Nothing illustrates the fragility of the concept better than Sony Pictures’ ambitions for a Spider-Man “universe,” which now theoretically exists without the wall-crawler himself. There’s an inescapable irony in the very co-production agreement that enabled Tom Holland’s Peter Parker to be introduced into the Marvel Cinematic Universe and the Spider-Man series to be successfully rebooted (again) hinders Sony’s own plans for the ancillary characters.
You see, Holland’s web-slinger won’t appear in Venom, filming now with Tom Hardy, or in the planned Silver & Black (featuring Silver Sable and Black Cat), or, presumably, in Kraven, Mysterio or Morbius, which have also been mentioned. They’re Spider-Man spinoffs only in the loosest sense, in that all of these characters are part of the larger film license. Still, that doesn’t prevent fans or news outlets from repeatedly pressing producers about how, or whether, those projects relate to the world depicted in Spider-Man: Homecoming. The short answer is, they don’t, at least for the time being; however, the longer answer can get a bit … comical.
The reception for Transformers: The Last Knight wasn’t what Paramount Pictures and Hasbro envisioned when they announced plans in 2015 to convert the blockbuster action franchise into an “expanded universe,” Characterized by director Michael Bay as both “a final chapter and a new beginning,” the fifth film in the series was intended to lay the foundation for this ambitious new universe.
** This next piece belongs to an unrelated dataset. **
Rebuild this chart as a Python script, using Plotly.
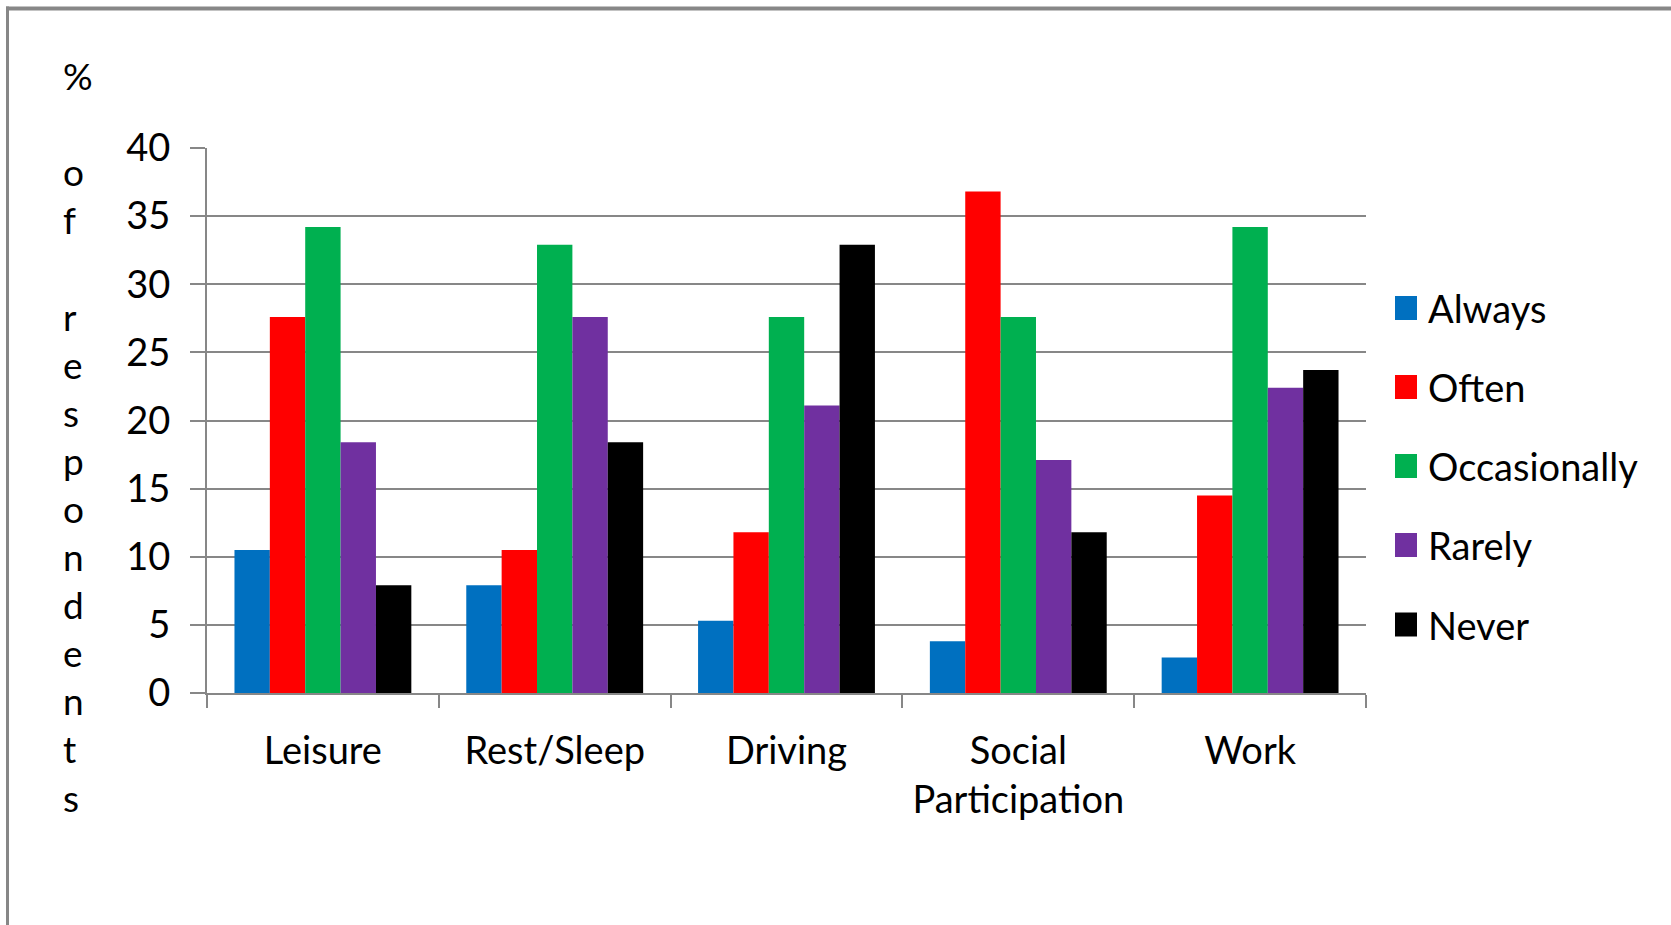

Bay himself boasted there are 14 Transformers stories already in development, although only a 2018 Bumblebee spinoff and an untitled sequel have been announced.
It’s not yet known how The Last Knight‘s disappointing performance might affect those ambitions: Although Transformers has never been loved by critics, it rolled out in June as the worst-reviewed of the franchise’s five films; its $605 million global box office is also the lowest. Bumblebee: The Movie, a 1980s-set prequel featuring the fan-favorite Autobot, is scheduled for release on Dec. 21, 2018, but how many more of those 14 stories — which presumably include the rumored Autobots vs. Decepticons origin film — will eventually reach theaters is a question that looms as large as Cyberton over the franchise.
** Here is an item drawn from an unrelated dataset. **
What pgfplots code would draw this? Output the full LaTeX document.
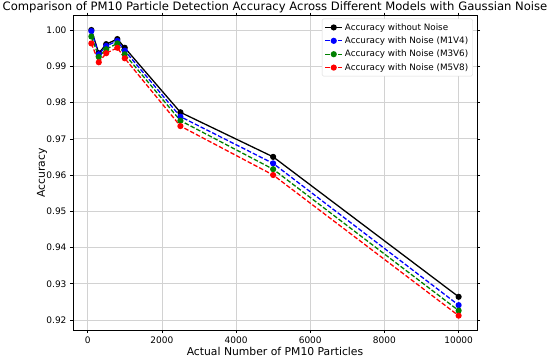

Announced in 2015, the planned Hasbro Universe evokes childhood memories of upending the toy box and pitting action figures from one property against those of another. In this case, however, it’s Hasbro and Paramount Pictures mixing and matching toy franchises (G.I. Joe, Micronauts, Visionaries, M.A.S.K. and ROM) in what’s envisioned as an interconnected movie universe.
Even if it’s almost impossible to imagine what form such a universe might take, it’s difficult to deny the concept’s underlying genius: It strikes a chord of nostalgia among viewers of a certain age while making use of four lesser toy brands from the 1970s and ’80s by pairing them with the more widely recognized G.I. Joe. Paramount staked out release dates last week for G.I. Joe (March 27, 2020), Micronauts (Oct. 16, 2020) and an untitled Paramount/Hasbro event film (Oct. 1, 2021), which certainly suggests that development of a Hasbro Universe continues apace. However, a lot can happen between now and 2020.